Sorry Gwyneth, You Ain’t No Womo
April 14th, 2011, posted by Aimee
There are few things this working mom hates more than hearing a gorgeous, gazillionaire celebrity claim she’s “just like any other working mom out there, struggling to fit it all in … “ Actually, hate might even be too mild a word for the emotions that boil up and make me want to scream at the TV when I see someone like good old “one of us gals” Gwyneth Paltrow on “Access Hollywood” tonight comparing herself to all of us dumb clucks who follow her stupid web site and now will even pick up her damn “cookbook” (making her even more rich) full of recipes I sincerely believe her size zero body has never ingested.
Uh, right. No, sorry, Gwynnie, you’re simply not a part of the Womo club – nor does your life resemble anything at all similar to any of the stay at home moms I know either. Let’s count the ways. Real working moms – no matter how well compensated – don’t have the luxury to pick and choose projects and possibly even take months or years off at a time. The vast majority of working moms actually have to drag their asses out of bed everyday and shlep into an office for long stretches of time away from their kids (no nannies tending kiddos in an adjacent trailer). Their hours are so long that even if they had resources to hire a world-famous trainer to pound their bodies into the perfectly sculpted shape, there’s no way they could find the time to fit it in. Few if any of us can even conceive of having a personal assistant to pick up our tampons and fill the pill prescription at Walgreens, plus the personal chef to take care of preparing healthy, delicious meals each evening for dinner.
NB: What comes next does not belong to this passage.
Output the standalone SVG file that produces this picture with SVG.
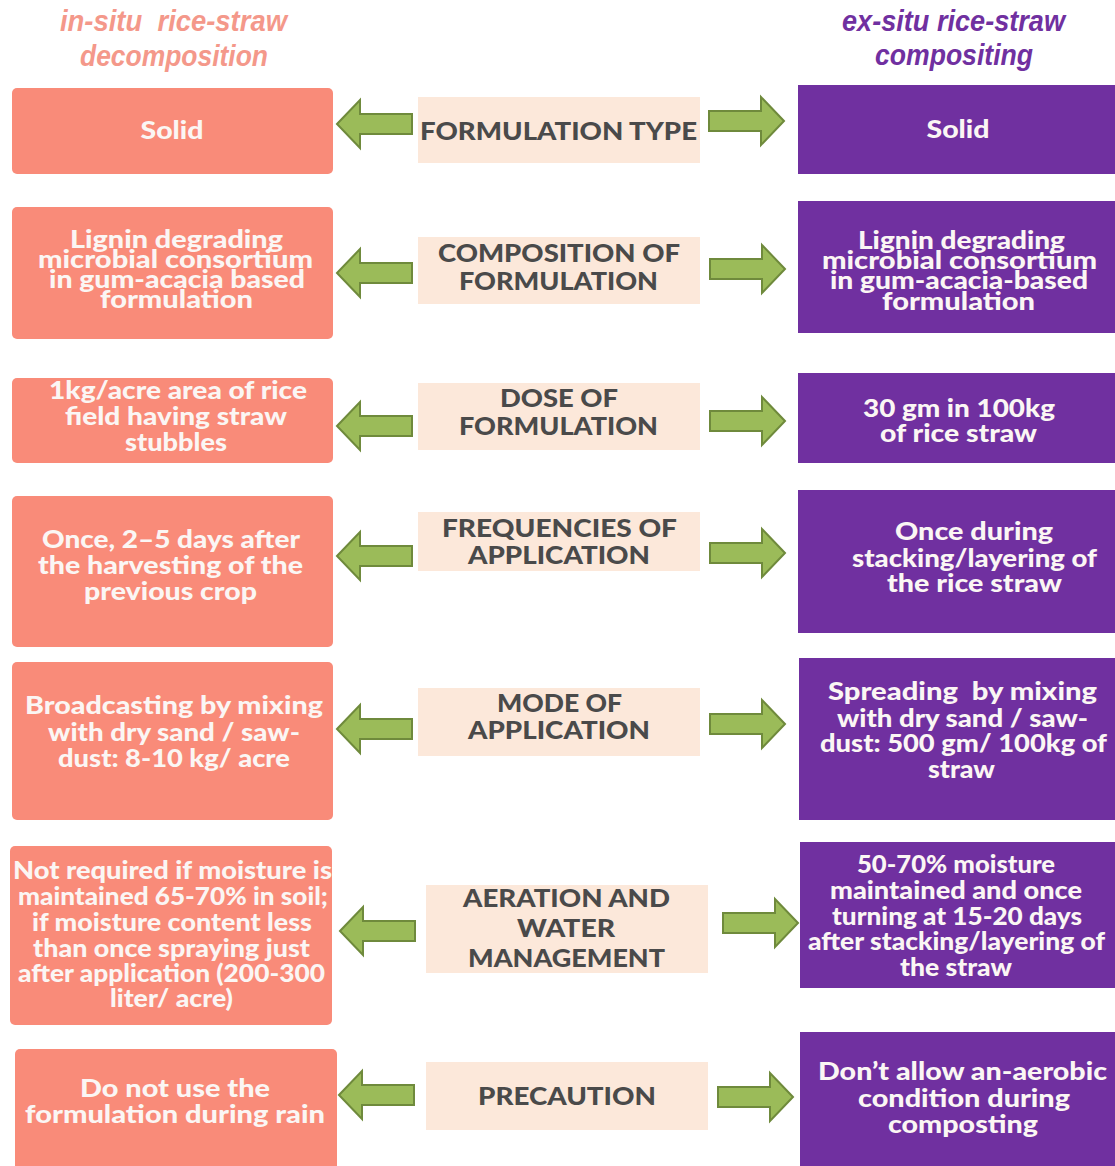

Sure, she cooks – but I bet it’s once a week “for fun” after a chef buys and preps all the ingredients ahead of time.
And the nannies. Let’s face it: even those of us who constantly bitch about wanting to spend more time with our kids can admit to dreaming about having a team of live-in assistants to watch them while we get a mani/pedi, take a jog or simply get in the occasional solid afternoon of shopping and gossip with a girlfriend without having to plan (and budget) a sitter weeks in advance. With all that help – and the luxury of long stretches of no work at all – it’s pretty easy to see how “fun” it would be to cook up gourmet meals for the family.
Do I sound bitter and envious? Definitely. And I admit to being slight irrational in my negative, visceral reaction to Ms. Paltrow in particular – who didn’t find detest her after throwing Brad Pitt overboard in the ‘90s, after all? But the main thing is that I think real Womos – and SAHMS too, for that matter – deserve the real credit for the real, hard work we do put in everyday, without all the help. Whether you’re dealing with stressful clients and whiny coworkers, or trying to entertain and discipline high-energy preschoolers all day, neither of us has much if any time just for ourselves. And yet, we get through it and keep smiling (most of the time). We real moms rock, and our club does not allow any of the Hollywood set in. So there, Gwyneth.